## Exercise goal:
Take the line containing "Generate a Python", the line containing "import seaborn as sns", and all lines between them, and transcribe them exactly. Leave out pictures.

## Available records:

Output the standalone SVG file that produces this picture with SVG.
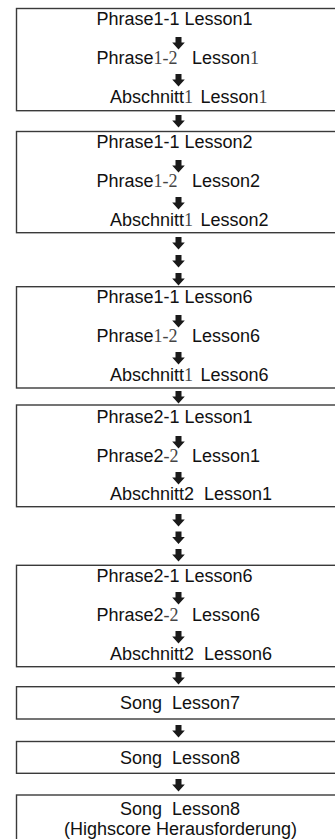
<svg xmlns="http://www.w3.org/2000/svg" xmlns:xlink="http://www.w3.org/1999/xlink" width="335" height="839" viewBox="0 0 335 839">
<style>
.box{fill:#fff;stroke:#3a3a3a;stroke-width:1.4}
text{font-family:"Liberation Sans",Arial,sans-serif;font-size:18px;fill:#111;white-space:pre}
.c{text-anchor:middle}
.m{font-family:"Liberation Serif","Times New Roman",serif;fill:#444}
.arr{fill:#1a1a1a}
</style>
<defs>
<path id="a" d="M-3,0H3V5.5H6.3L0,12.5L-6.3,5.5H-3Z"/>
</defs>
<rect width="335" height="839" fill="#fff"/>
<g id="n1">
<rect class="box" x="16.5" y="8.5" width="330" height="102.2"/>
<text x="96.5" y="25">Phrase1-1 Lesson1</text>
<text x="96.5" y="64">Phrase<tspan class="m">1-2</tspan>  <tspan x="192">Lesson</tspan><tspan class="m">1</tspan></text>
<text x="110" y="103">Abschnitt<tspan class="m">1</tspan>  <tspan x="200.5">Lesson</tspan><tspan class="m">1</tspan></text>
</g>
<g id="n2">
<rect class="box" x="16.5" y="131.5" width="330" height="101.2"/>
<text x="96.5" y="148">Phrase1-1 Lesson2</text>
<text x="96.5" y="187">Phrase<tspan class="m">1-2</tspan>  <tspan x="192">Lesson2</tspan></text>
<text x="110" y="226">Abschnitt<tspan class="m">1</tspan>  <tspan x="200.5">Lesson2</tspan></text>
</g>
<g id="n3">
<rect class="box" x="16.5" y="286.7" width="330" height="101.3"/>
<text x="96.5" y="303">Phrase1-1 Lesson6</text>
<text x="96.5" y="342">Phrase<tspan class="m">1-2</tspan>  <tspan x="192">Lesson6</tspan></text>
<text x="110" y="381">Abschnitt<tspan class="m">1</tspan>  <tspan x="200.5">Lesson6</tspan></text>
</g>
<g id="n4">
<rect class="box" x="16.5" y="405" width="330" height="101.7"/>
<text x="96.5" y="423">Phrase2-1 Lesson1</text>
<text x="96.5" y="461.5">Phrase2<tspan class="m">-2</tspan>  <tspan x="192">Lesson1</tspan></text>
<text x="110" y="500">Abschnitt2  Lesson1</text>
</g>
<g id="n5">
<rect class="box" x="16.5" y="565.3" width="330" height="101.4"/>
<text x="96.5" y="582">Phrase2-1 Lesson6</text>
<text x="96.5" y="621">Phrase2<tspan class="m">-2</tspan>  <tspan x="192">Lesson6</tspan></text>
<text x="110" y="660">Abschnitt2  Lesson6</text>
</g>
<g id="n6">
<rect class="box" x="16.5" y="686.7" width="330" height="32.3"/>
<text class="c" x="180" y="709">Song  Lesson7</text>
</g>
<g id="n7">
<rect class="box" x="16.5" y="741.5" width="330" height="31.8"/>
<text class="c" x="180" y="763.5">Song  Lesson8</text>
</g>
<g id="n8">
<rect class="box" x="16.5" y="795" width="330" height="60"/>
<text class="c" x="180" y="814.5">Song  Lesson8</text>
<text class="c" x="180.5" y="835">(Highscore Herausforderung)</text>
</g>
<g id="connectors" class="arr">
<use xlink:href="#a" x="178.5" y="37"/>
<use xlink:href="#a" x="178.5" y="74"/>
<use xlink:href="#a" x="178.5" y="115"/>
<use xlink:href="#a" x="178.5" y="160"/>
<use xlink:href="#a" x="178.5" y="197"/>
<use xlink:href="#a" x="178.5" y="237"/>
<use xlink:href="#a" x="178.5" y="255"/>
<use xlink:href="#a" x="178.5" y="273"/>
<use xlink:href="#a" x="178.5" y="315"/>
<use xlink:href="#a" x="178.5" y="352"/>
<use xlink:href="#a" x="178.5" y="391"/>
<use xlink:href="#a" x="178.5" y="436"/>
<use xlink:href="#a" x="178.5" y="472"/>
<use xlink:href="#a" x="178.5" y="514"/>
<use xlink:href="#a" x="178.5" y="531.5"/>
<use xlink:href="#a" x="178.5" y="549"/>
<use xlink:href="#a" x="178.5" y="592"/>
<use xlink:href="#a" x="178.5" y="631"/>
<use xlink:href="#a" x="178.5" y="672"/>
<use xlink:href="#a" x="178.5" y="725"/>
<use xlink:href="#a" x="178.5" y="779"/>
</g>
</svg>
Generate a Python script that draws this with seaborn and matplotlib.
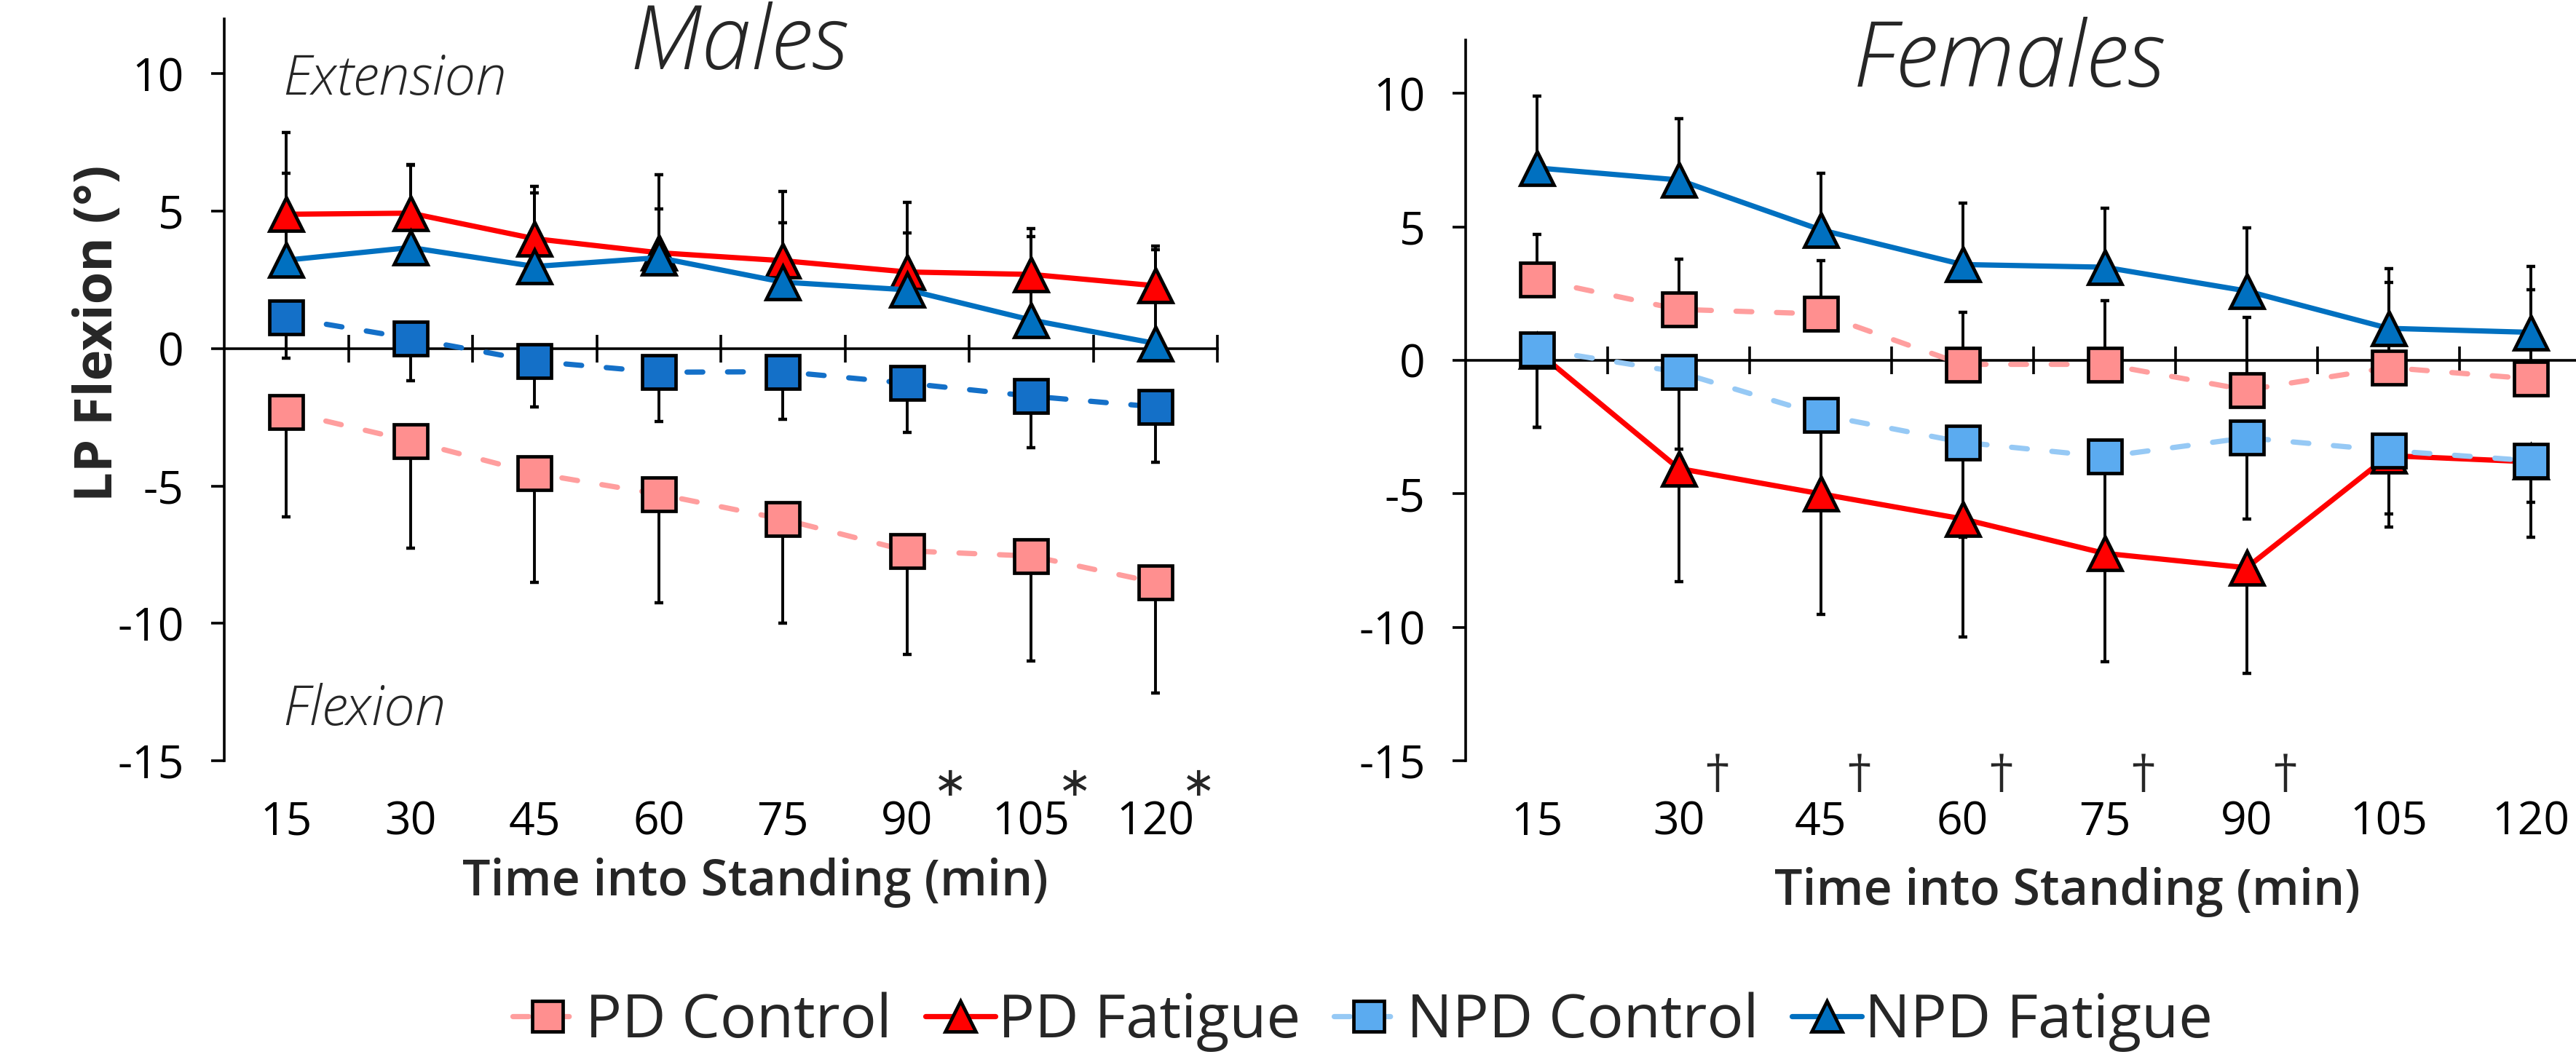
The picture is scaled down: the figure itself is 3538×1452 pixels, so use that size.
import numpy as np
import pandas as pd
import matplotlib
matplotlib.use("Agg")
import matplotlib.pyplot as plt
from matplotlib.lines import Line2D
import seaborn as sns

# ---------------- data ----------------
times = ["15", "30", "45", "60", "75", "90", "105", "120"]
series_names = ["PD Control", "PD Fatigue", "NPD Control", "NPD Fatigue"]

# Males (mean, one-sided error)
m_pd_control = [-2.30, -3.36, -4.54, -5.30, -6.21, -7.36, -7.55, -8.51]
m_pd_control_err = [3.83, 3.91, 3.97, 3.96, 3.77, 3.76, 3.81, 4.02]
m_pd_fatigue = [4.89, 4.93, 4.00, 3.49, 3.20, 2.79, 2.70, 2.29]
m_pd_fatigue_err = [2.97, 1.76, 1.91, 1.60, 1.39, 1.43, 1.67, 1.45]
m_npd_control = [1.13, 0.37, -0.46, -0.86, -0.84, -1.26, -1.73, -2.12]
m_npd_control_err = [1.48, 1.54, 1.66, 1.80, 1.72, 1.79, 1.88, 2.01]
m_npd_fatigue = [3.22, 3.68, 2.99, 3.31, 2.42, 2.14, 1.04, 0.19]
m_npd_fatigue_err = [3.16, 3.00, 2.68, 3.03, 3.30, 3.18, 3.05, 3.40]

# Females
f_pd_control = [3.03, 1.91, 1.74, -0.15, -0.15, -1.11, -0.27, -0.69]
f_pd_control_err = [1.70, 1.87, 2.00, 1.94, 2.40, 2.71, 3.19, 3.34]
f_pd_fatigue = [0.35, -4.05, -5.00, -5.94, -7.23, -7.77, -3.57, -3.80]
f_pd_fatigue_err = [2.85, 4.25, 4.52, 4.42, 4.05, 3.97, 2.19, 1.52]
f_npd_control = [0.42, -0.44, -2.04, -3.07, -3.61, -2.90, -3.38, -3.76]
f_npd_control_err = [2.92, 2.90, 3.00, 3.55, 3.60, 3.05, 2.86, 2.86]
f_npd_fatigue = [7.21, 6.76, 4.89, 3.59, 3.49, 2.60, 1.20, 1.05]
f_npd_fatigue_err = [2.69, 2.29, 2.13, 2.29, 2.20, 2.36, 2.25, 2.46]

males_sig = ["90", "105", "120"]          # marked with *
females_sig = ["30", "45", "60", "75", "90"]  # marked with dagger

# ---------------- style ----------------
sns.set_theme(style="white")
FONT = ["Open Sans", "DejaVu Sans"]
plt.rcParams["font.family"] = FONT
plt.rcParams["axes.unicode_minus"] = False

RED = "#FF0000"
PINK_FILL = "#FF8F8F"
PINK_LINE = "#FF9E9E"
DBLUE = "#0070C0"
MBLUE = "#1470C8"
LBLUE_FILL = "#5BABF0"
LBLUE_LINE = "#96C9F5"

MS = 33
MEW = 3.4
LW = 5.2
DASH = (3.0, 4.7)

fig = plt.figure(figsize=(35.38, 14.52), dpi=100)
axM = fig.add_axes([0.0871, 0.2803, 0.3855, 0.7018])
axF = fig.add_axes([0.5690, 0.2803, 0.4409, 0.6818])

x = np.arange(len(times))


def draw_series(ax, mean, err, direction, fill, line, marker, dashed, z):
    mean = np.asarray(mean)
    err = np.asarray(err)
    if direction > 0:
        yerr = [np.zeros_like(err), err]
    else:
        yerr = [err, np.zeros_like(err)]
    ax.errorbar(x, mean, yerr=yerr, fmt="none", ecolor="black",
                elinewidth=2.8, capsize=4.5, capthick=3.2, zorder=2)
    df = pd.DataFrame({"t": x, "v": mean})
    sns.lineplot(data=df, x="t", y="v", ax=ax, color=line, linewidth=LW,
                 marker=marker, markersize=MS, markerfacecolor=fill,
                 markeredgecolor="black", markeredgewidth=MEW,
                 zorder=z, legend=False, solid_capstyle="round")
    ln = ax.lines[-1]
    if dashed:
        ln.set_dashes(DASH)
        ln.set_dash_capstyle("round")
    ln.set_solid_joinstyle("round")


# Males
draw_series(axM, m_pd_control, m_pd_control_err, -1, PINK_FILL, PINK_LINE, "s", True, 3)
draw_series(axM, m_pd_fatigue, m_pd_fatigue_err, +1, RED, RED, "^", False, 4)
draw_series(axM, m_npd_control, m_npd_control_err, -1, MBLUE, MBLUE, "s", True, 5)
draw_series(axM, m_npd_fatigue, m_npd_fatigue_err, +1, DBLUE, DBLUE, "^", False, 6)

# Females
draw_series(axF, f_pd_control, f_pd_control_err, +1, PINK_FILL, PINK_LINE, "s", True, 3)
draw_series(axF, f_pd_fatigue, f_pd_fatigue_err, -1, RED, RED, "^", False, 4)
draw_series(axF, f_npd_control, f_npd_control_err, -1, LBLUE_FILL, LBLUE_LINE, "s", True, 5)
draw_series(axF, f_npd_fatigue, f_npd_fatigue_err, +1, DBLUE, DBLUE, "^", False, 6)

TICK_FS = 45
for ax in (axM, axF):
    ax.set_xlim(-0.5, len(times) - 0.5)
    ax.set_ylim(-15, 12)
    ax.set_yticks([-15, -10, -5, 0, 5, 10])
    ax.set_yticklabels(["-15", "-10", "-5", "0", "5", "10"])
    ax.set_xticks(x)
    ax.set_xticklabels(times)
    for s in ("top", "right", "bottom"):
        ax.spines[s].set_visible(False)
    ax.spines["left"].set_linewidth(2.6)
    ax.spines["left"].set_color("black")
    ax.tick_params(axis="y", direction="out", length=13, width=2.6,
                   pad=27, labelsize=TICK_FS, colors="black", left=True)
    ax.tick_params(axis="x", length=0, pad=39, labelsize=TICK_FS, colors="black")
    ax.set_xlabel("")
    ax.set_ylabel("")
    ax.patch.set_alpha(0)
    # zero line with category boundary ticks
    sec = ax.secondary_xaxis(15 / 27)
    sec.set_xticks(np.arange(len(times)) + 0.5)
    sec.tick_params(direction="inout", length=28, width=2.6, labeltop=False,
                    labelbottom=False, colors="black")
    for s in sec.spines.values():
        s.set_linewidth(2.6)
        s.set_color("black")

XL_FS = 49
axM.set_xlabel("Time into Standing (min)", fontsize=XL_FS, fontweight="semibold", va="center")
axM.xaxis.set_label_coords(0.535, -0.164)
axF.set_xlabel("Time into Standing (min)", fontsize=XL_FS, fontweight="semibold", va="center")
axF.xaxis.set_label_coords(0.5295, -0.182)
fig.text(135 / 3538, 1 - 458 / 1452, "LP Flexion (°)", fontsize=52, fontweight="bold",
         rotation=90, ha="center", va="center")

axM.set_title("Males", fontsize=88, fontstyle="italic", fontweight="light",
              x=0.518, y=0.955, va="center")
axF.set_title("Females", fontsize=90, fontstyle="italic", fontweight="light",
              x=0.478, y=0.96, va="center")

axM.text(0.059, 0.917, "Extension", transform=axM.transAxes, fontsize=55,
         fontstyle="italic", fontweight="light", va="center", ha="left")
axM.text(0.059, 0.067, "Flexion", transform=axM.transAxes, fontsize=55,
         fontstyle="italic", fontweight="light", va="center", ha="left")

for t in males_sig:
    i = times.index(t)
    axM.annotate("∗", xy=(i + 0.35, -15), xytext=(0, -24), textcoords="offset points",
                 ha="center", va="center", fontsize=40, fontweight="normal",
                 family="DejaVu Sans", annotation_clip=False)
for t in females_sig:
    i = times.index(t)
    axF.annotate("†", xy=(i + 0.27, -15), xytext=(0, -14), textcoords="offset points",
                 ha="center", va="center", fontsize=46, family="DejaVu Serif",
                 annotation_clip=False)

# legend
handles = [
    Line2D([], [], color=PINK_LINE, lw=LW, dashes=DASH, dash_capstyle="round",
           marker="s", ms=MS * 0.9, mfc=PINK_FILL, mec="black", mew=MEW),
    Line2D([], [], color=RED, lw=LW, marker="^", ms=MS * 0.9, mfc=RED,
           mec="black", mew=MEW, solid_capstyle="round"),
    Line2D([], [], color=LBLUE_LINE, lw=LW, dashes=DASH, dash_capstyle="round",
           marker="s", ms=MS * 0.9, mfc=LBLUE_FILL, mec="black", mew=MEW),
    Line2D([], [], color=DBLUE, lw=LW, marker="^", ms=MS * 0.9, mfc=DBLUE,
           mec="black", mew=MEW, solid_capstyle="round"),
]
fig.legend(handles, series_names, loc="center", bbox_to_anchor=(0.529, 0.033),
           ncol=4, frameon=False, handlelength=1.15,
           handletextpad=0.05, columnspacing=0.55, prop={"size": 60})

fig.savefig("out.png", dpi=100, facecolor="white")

## The output:
Generate a Python script that draws this with seaborn and matplotlib.
The picture is scaled down: the figure itself is 3538×1452 pixels, so use that size.
import numpy as np
import pandas as pd
import matplotlib
matplotlib.use("Agg")
import matplotlib.pyplot as plt
from matplotlib.lines import Line2D
import seaborn as sns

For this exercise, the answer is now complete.